頭痛の診療でもっとも重要なことは、まずくも膜下出血でないことを確認することです。当院でくも膜下出血が確認された場合は早急に搬送先の病院を探してご紹介します。また医師から直接先方の医師に情報を伝えます。

三叉神経痛

片側の顔面にビリッと電気が一瞬走るような痛みを感じます(電撃痛といいます)。目の下あたりから耳の方に向かって、あるいは下の顎から耳の方に向かっておきることが多いですが、まれに額におきることもあります。痛み自体は一瞬で生じて一瞬で無くなります。安静にしていれば痛むことはなく、会話、歯磨き、洗顔、ものを食べる、といったことが誘因となり痛みます。顔面の感覚をつかさどる三叉神経に血管が接触することで症状が出現します。まれに脳腫瘍などほかの病気で症状がでることがありますので脳の検査が必要になります。カルバマゼピン(テグレトール、てんかんの薬)がよく効きますのでまずは内服で様子を見ますが、効果が乏しい場合や薬の副作用などで内服できない場合には放射線治療(ガンマナイフ)や手術を検討します。

緑内障

緑内障の発作で目が急激に痛くなり、頭痛も同時に感じることがあります。脳の検査も重要ですが、緑内障の急激な発作の場合は視力や視野に障害が残る可能性があるため早急に治療を行う必要があります。目の痛みがある場合は早めに眼科を受診しましょう。もちろん頭痛もある場合は二次性頭痛の可能性がありますので脳の検査についても考える必要があります。

副鼻腔炎

副鼻腔炎がひどくなると炎症が広がり、頭痛を引き起こすことがあります。

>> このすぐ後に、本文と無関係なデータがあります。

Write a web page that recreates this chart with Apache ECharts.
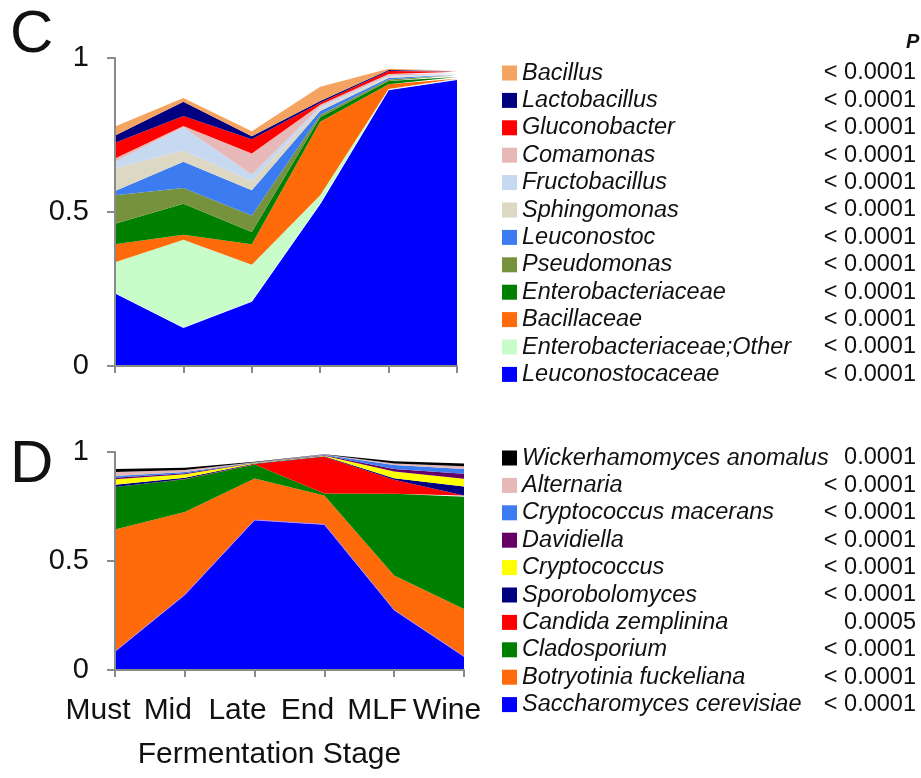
<!DOCTYPE html>
<html>
<head>
<meta charset="utf-8">
<script src="https://cdn.jsdelivr.net/npm/echarts@6/dist/echarts.min.js"></script>
<style>
  html, body { margin: 0; padding: 0; background: #fff; }
  #chart { width: 921px; height: 778px; }
</style>
</head>
<body>
<div id="chart"></div>
<script>
// Fermentation stages (x axis)
const stages = ['Must', 'Mid', 'Late', 'End', 'MLF', 'Wine'];

// Panel C: bacterial relative abundance, listed bottom-to-top of the stack
const leuconostocaceae   = [0.237, 0.125, 0.210, 0.527, 0.897, 0.930];
const enterobactOther    = [0.100, 0.285, 0.119, 0.027, 0.002, 0.001];
const bacillaceae        = [0.058, 0.016, 0.066, 0.239, 0.016, 0.002];
const enterobacteriaceae = [0.067, 0.101, 0.040, 0.015, 0.010, 0.005];
const pseudomonas        = [0.092, 0.051, 0.054, 0.007, 0.005, 0.006];
const leuconostoc        = [0.014, 0.085, 0.082, 0.013, 0.005, 0.002];
const sphingomonas       = [0.074, 0.037, 0.029, 0.007, 0.003, 0.001];
const fructobacillus     = [0.021, 0.075, 0.022, 0.007, 0.004, 0.001];
const comamonas          = [0.011, 0.004, 0.068, 0.006, 0.006, 0.002];
const gluconobacter      = [0.051, 0.033, 0.046, 0.007, 0.010, 0.005];
const lactobacillus      = [0.023, 0.046, 0.010, 0.005, 0.003, 0.002];
const bacillus           = [0.030, 0.012, 0.016, 0.047, 0.004, 0.002];

// Panel D: fungal relative abundance, bottom-to-top of the stack
const saccharomyces   = [0.085, 0.345, 0.688, 0.668, 0.275, 0.062];
const botryotinia     = [0.560, 0.380, 0.190, 0.132, 0.158, 0.218];
const cladosporium    = [0.195, 0.150, 0.065, 0.010, 0.375, 0.515];
const candida         = [0.000, 0.001, 0.002, 0.168, 0.065, 0.005];
const sporobolomyces  = [0.010, 0.006, 0.002, 0.002, 0.007, 0.042];
const cryptococcus    = [0.025, 0.016, 0.003, 0.003, 0.030, 0.035];
const davidiella      = [0.007, 0.005, 0.001, 0.002, 0.012, 0.023];
const cryptoMacerans  = [0.008, 0.005, 0.001, 0.002, 0.018, 0.022];
const alternaria      = [0.018, 0.009, 0.001, 0.001, 0.007, 0.013];
const wickerhamomyces = [0.014, 0.011, 0.002, 0.002, 0.011, 0.012];

// Y axis ticks
const yTicks = [0, 0.5, 1];

// Taxa: name, values, colour, P value (stack order bottom-to-top)
const bacteria = [
  ['Leuconostocaceae', leuconostocaceae, '#0000ff', '< 0.0001'],
  ['Enterobacteriaceae;Other', enterobactOther, '#c8fcc8', '< 0.0001'],
  ['Bacillaceae', bacillaceae, '#ff6a0a', '< 0.0001'],
  ['Enterobacteriaceae', enterobacteriaceae, '#008000', '< 0.0001'],
  ['Pseudomonas', pseudomonas, '#76923c', '< 0.0001'],
  ['Leuconostoc', leuconostoc, '#3d7cf0', '< 0.0001'],
  ['Sphingomonas', sphingomonas, '#ddd8c4', '< 0.0001'],
  ['Fructobacillus', fructobacillus, '#c6d9f1', '< 0.0001'],
  ['Comamonas', comamonas, '#e6b9b8', '< 0.0001'],
  ['Gluconobacter', gluconobacter, '#ff0000', '< 0.0001'],
  ['Lactobacillus', lactobacillus, '#000080', '< 0.0001'],
  ['Bacillus', bacillus, '#f4a460', '< 0.0001']
];
const fungi = [
  ['Saccharomyces cerevisiae', saccharomyces, '#0000ff', '< 0.0001'],
  ['Botryotinia fuckeliana', botryotinia, '#ff6a0a', '< 0.0001'],
  ['Cladosporium', cladosporium, '#008000', '< 0.0001'],
  ['Candida zemplinina', candida, '#ff0000', '0.0005'],
  ['Sporobolomyces', sporobolomyces, '#000080', '< 0.0001'],
  ['Cryptococcus', cryptococcus, '#ffff00', '< 0.0001'],
  ['Davidiella', davidiella, '#660066', '< 0.0001'],
  ['Cryptococcus macerans', cryptoMacerans, '#3d7cf0', '< 0.0001'],
  ['Alternaria', alternaria, '#e6b9b8', '< 0.0001'],
  ['Wickerhamomyces anomalus', wickerhamomyces, '#000000', '0.0001']
];

const FONT = '"Liberation Sans", Arial, sans-serif';
const AXIS_GREY = '#8a8a8a';
const pLookup = {};
bacteria.concat(fungi).forEach(t => { pLookup[t[0]] = t[3]; });

function areaSeries(list, stackId, axisIdx, edgeColor) {
  return list.map((t, i) => ({
    name: t[0],
    type: 'line',
    stack: stackId,
    xAxisIndex: axisIdx,
    yAxisIndex: axisIdx,
    data: t[1],
    symbol: 'none',
    silent: true,
    itemStyle: { color: t[2] },
    areaStyle: { color: t[2], opacity: 1 },
    lineStyle: i === 0 ? { width: 1, color: edgeColor } : { width: 0 },
    z: 2
  }));
}

function legendFor(list, top) {
  return {
    orient: 'vertical',
    left: 497,
    top: top,
    icon: 'rect',
    itemWidth: 15,
    itemHeight: 15,
    itemGap: 3.4,
    selectedMode: false,
    data: list.map(t => t[0]).reverse(),
    formatter: name => '{n|' + name + '}{p|' + pLookup[name] + '}',
    textStyle: {
      rich: {
        n: { fontFamily: FONT, fontStyle: 'italic', fontSize: 23.5, color: '#111', width: 297, lineHeight: 24 },
        p: { fontFamily: FONT, fontSize: 23.5, color: '#111', width: 97, align: 'right', lineHeight: 24 }
      }
    }
  };
}

function xAxisFor(idx, showLabels) {
  return {
    type: 'category',
    gridIndex: idx,
    data: stages,
    boundaryGap: false,
    axisLine: { lineStyle: { color: AXIS_GREY, width: 2 } },
    axisTick: { alignWithLabel: true, length: 7, lineStyle: { color: AXIS_GREY, width: 2 } },
    axisLabel: showLabels ? {
      interval: 0,
      hideOverlap: false,
      fontFamily: FONT, fontSize: 30, color: '#111', margin: 26,
      padding: [0, 34, 0, 0]
    } : { show: false },
    name: showLabels ? 'Fermentation Stage' : '',
    nameLocation: 'middle',
    nameGap: 70,
    nameTextStyle: { fontFamily: FONT, fontSize: 30, color: '#111', padding: [0, 40, 0, 0] },
    z: 5
  };
}

function yAxisFor(idx) {
  return {
    type: 'value',
    gridIndex: idx,
    min: yTicks[0],
    max: yTicks[yTicks.length - 1],
    interval: yTicks[1] - yTicks[0],
    splitLine: { show: false },
    axisLine: { show: true, lineStyle: { color: AXIS_GREY, width: 2 } },
    axisTick: { show: true, length: 8, lineStyle: { color: AXIS_GREY, width: 2 } },
    axisLabel: { fontFamily: FONT, fontSize: 29, color: '#111', margin: 26 },
    z: 5
  };
}

const chart = echarts.init(document.getElementById('chart'), null, { renderer: 'canvas' });
chart.setOption({
  animation: false,
  backgroundColor: '#fff',
  title: [
    { text: 'C', left: 5, top: 0, textStyle: { fontFamily: FONT, fontSize: 60, fontWeight: 'normal', color: '#111' } },
    { text: 'D', left: 5, top: 430, textStyle: { fontFamily: FONT, fontSize: 60, fontWeight: 'normal', color: '#111' } },
    { text: 'P', left: 901, top: 27, textStyle: { fontFamily: FONT, fontSize: 20, fontWeight: 'bold', fontStyle: 'italic', color: '#111' } }
  ],
  grid: [
    { left: 115, top: 58, width: 342, height: 308 },
    { left: 115, top: 452, width: 349, height: 218 }
  ],
  xAxis: [xAxisFor(0, false), xAxisFor(1, true)],
  yAxis: [yAxisFor(0), yAxisFor(1)],
  legend: [legendFor(bacteria, 56), legendFor(fungi, 441)],
  series: areaSeries(bacteria, 'bacteria', 0, '#e8f4ff').concat(areaSeries(fungi, 'fungi', 1, '#b88cf0'))
});
</script>
</body>
</html>
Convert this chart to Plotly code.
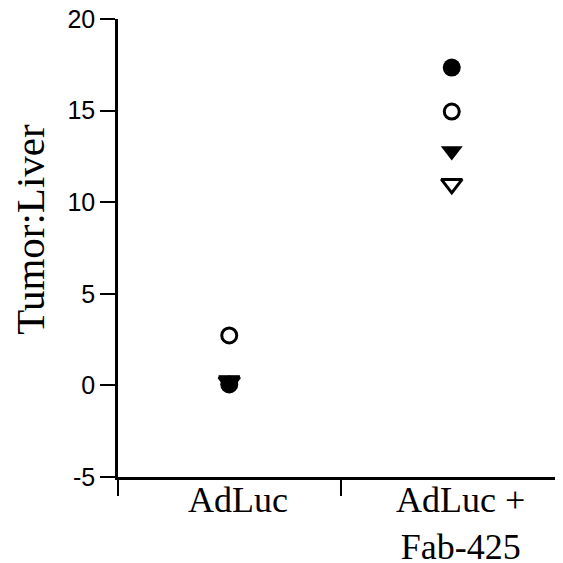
import plotly.graph_objects as go

groups = ["AdLuc", "AdLuc +<br>Fab-425"]
group_pos = [0.5, 1.5]

filled_circle = [0.05, 17.35]
open_circle = [2.73, 14.95]
filled_triangle = [0.3, 12.8]
open_triangle = [0.2, 11.0]

y_ticks = [-5, 0, 5, 10, 15, 20]
y_tick_text = ["-5", "0", "5", "10", "15", "20"]

fig = go.Figure()

fig.add_trace(go.Scatter(x=group_pos, y=open_triangle, mode="markers",
                         marker=dict(symbol="triangle-down-open", size=18, color="black",
                                     line=dict(width=3, color="black"))))
fig.add_trace(go.Scatter(x=group_pos, y=filled_triangle, mode="markers",
                         marker=dict(symbol="triangle-down", size=19, color="black",
                                     line=dict(width=0))))
fig.add_trace(go.Scatter(x=group_pos, y=filled_circle, mode="markers",
                         marker=dict(symbol="circle", size=18, color="black",
                                     line=dict(width=0))))
fig.add_trace(go.Scatter(x=group_pos, y=open_circle, mode="markers",
                         marker=dict(symbol="circle-open", size=15, color="black",
                                     line=dict(width=3, color="black"))))

for gx, label in zip(group_pos, groups):
    fig.add_annotation(x=gx + 0.04, y=0, xref="x", yref="paper", text=label,
                       showarrow=False, xanchor="center", yanchor="top", yshift=-1,
                       font=dict(family="Liberation Serif", size=36, color="black"))

fig.add_annotation(x=0, y=0.54, xref="paper", yref="paper", text="Tumor:Liver",
                   textangle=-90, showarrow=False, xanchor="center", yanchor="middle",
                   xshift=-88,
                   font=dict(family="Liberation Serif", size=41, color="black"))

fig.update_layout(
    width=563, height=563,
    margin=dict(l=110, r=8, t=11, b=94, autoexpand=False),
    paper_bgcolor="white", plot_bgcolor="white",
    showlegend=False,
    xaxis=dict(range=[0, 2], tickvals=[0, 1, 2], ticktext=["", "", ""],
               automargin=False,
               ticks="outside", ticklen=16, tickwidth=2, tickcolor="black",
               showline=True, linewidth=2.5, linecolor="black",
               showgrid=False, zeroline=False),
    yaxis=dict(range=[-5, 20], tickvals=y_ticks, ticktext=y_tick_text,
               ticklabeloverflow="allow", automargin=False,
               ticks="outside", ticklen=15, tickwidth=2, tickcolor="black",
               showline=True, linewidth=2.5, linecolor="black",
               showgrid=False, zeroline=False,
               tickfont=dict(family="Liberation Sans", size=25, color="black")),
)

fig.write_html("out.html")
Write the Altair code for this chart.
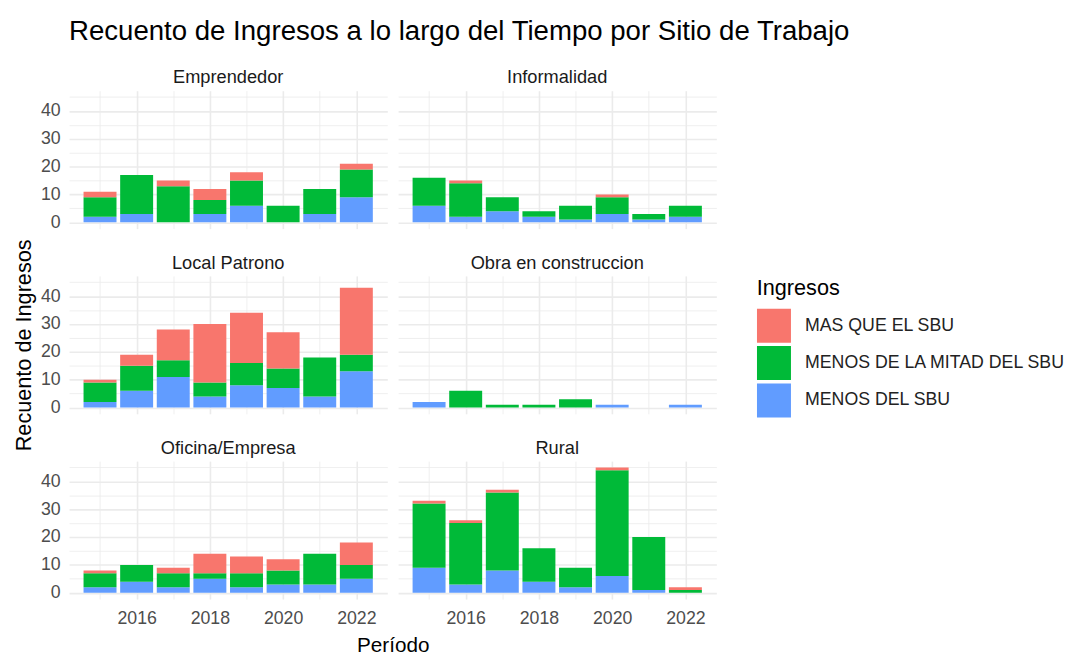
import altair as alt
import pandas as pd

# ---------------- data ----------------
years = [2015, 2016, 2017, 2018, 2019, 2020, 2021, 2022]
sitios = ["Emprendedor", "Informalidad", "Local Patrono",
          "Obra en construccion", "Oficina/Empresa", "Rural"]

# counts per year for each income group
menos_del_sbu = {
    "Emprendedor":          [2, 3, 0, 3, 6, 0, 3, 9],
    "Informalidad":         [6, 2, 4, 2, 1, 3, 1, 2],
    "Local Patrono":        [2, 6, 11, 4, 8, 7, 4, 13],
    "Obra en construccion": [2, 0, 0, 0, 0, 1, 0, 1],
    "Oficina/Empresa":      [2, 4, 2, 5, 2, 3, 3, 5],
    "Rural":                [9, 3, 8, 4, 2, 6, 1, 0],
}
menos_mitad_sbu = {
    "Emprendedor":          [7, 14, 13, 5, 9, 6, 9, 10],
    "Informalidad":         [10, 12, 5, 2, 5, 6, 2, 4],
    "Local Patrono":        [7, 9, 6, 5, 8, 7, 14, 6],
    "Obra en construccion": [0, 6, 1, 1, 3, 0, 0, 0],
    "Oficina/Empresa":      [5, 6, 5, 2, 5, 5, 11, 5],
    "Rural":                [23, 22, 28, 12, 7, 38, 19, 1],
}
mas_que_sbu = {
    "Emprendedor":          [2, 0, 2, 4, 3, 0, 0, 2],
    "Informalidad":         [0, 1, 0, 0, 0, 1, 0, 0],
    "Local Patrono":        [1, 4, 11, 21, 18, 13, 0, 24],
    "Obra en construccion": [0, 0, 0, 0, 0, 0, 0, 0],
    "Oficina/Empresa":      [1, 0, 2, 7, 6, 4, 0, 8],
    "Rural":                [1, 1, 1, 0, 0, 1, 0, 1],
}

categorias = ["MAS QUE EL SBU", "MENOS DE LA MITAD DEL SBU", "MENOS DEL SBU"]
colores = ["#F8766D", "#00BA38", "#619CFF"]
x_ticks = [2015, 2016, 2017, 2018, 2019, 2020, 2021, 2022]
y_ticks = [0, 5, 10, 15, 20, 25, 30, 35, 40, 45]

rows = []
for s in sitios:
    for cat, src, rank in (("MENOS DEL SBU", menos_del_sbu, 0),
                           ("MENOS DE LA MITAD DEL SBU", menos_mitad_sbu, 1),
                           ("MAS QUE EL SBU", mas_que_sbu, 2)):
        for yr, v in zip(years, src[s]):
            if v > 0:
                rows.append({"sitio": s, "anio": yr, "ingresos": cat,
                             "n": v, "rank": rank})
df = pd.DataFrame(rows)

FONT = "Liberation Sans"
W, H = 323, 140
COL_GAP, ROW_GAP = 11, 48
GRID = "#ebebeb"


def cell(sitio, col, row):
    show_x = row == 2
    show_y = col == 0
    x_axis = alt.Axis(
        values=x_ticks, format="d",
        labelExpr="datum.value % 2 == 0 ? datum.label : ''",
        labels=show_x, ticks=False, domain=False,
        grid=True, gridColor=GRID,
        gridWidth={"condition": {"test": "datum.value % 2 == 0", "value": 1.6},
                   "value": 0.8},
        labelFontSize=18, labelColor="#4d4d4d", labelPadding=11,
        title="Período" if (row == 2 and col == 0) else None,
        titleX=(2 * W + COL_GAP) / 2, titleFontSize=21, titleFontWeight="normal",
        titleColor="#000000", titlePadding=7,
    )
    y_axis = alt.Axis(
        values=y_ticks,
        labelExpr="datum.value % 10 == 0 ? datum.label : ''",
        labels=show_y, ticks=False, domain=False,
        grid=True, gridColor=GRID,
        gridWidth={"condition": {"test": "datum.value % 10 == 0", "value": 1.6},
                   "value": 0.8},
        labelFontSize=18, labelColor="#4d4d4d", labelPadding=9,
        title="Recuento de Ingresos" if (row == 1 and col == 0) else None,
        titleFontSize=22, titleFontWeight="normal", titleColor="#000000",
        titlePadding=5,
    )
    # the long y-axis title of the middle-left panel lifts its strip title;
    # push that one back down so it sits at the same height as its neighbour
    strip_dy = 38 if (row == 1 and col == 0) else 0
    return (
        alt.Chart(df, title=alt.TitleParams(sitio, fontSize=18.5, color="#1a1a1a",
                                            fontWeight="normal", anchor="middle",
                                            offset=4, dy=strip_dy, font=FONT))
        .transform_filter(alt.datum.sitio == sitio)
        .transform_stack(stack="n", groupby=["anio"], as_=["y0", "y1"],
                         sort=[alt.SortField("rank", order="ascending")])
        .transform_calculate(x0="datum.anio - 0.45", x1="datum.anio + 0.45")
        .mark_bar()
        .encode(
            x=alt.X("x0:Q", scale=alt.Scale(domain=[2014.155, 2022.845],
                                            nice=False, zero=False),
                    axis=x_axis),
            x2="x1:Q",
            y=alt.Y("y0:Q", scale=alt.Scale(domain=[-2.25, 47.25],
                                            nice=False, zero=False),
                    axis=y_axis),
            y2="y1:Q",
            color=alt.Color(
                "ingresos:N",
                scale=alt.Scale(domain=categorias, range=colores),
                legend=alt.Legend(
                    title="Ingresos", orient="none", legendX=698, legendY=190,
                    symbolType="square", symbolSize=1190, symbolStrokeWidth=0,
                    symbolOpacity=1, rowPadding=3, labelOffset=14,
                    labelFontSize=18, labelColor="#222222", labelLimit=0,
                    titleFontSize=22, titleFontWeight="normal",
                    titleColor="#000000", titlePadding=9,
                ),
            ),
        )
        .properties(width=W, height=H)
    )


cells = []
for i, s in enumerate(sitios):
    cells.append(cell(s, i % 2, i // 2))

chart = (
    alt.concat(*cells, columns=2, bounds="flush",
               spacing={"row": ROW_GAP, "column": COL_GAP})
    .properties(
        title=alt.TitleParams(
            "Recuento de Ingresos a lo largo del Tiempo por Sitio de Trabajo",
            fontSize=28, fontWeight="normal", anchor="start", dx=57,
            color="#000000", offset=23, font=FONT,
        ),
        padding={"left": 4, "top": 5, "right": 5, "bottom": 5},
    )
    .configure(font=FONT, background="white")
    .configure_view(strokeWidth=0)
)

chart.save("out.html", embed_options={"renderer": "svg", "actions": False})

あまりにも副鼻腔炎がひどくなりすぎると、感染が脳にまで影響する可能性もありますので、場合によってはきちんと副鼻腔炎を治療する必要があります。特に眉間を中心とした頭痛、またその部分が赤く腫れている場合は副鼻腔炎による頭痛の可能性がありますので医療機関を受診しましょう。この場合は脳神経外科だけではなく耳鼻咽喉科の受診も必要です。

帯状疱疹

帯状疱疹は、水ぼうそうと同じウイルスが皮膚の神経に痛みを起こす病気です。体中のどこの皮膚の神経にも発症する可能性があります。左右どちらかの神経に沿って、痛みや嫌なぴりぴりする感じとともに赤いブツブツとした水ぶくれが出ます。頭の皮膚にも発症することがあり、これを頭痛として自覚します。頭皮の中の発疹を自分で見つけることはなかなか難しく、脳の病気が心配で来院される患者さんの中に、たまに頭皮の帯状疱疹が見つかることがあります。帯状疱疹は放置しておくと、強い痛みがずっと残る「帯状疱疹後神経痛」になってしまうことがあります。早期に診断し、早期に抗ウイルス薬を始めることが大切です。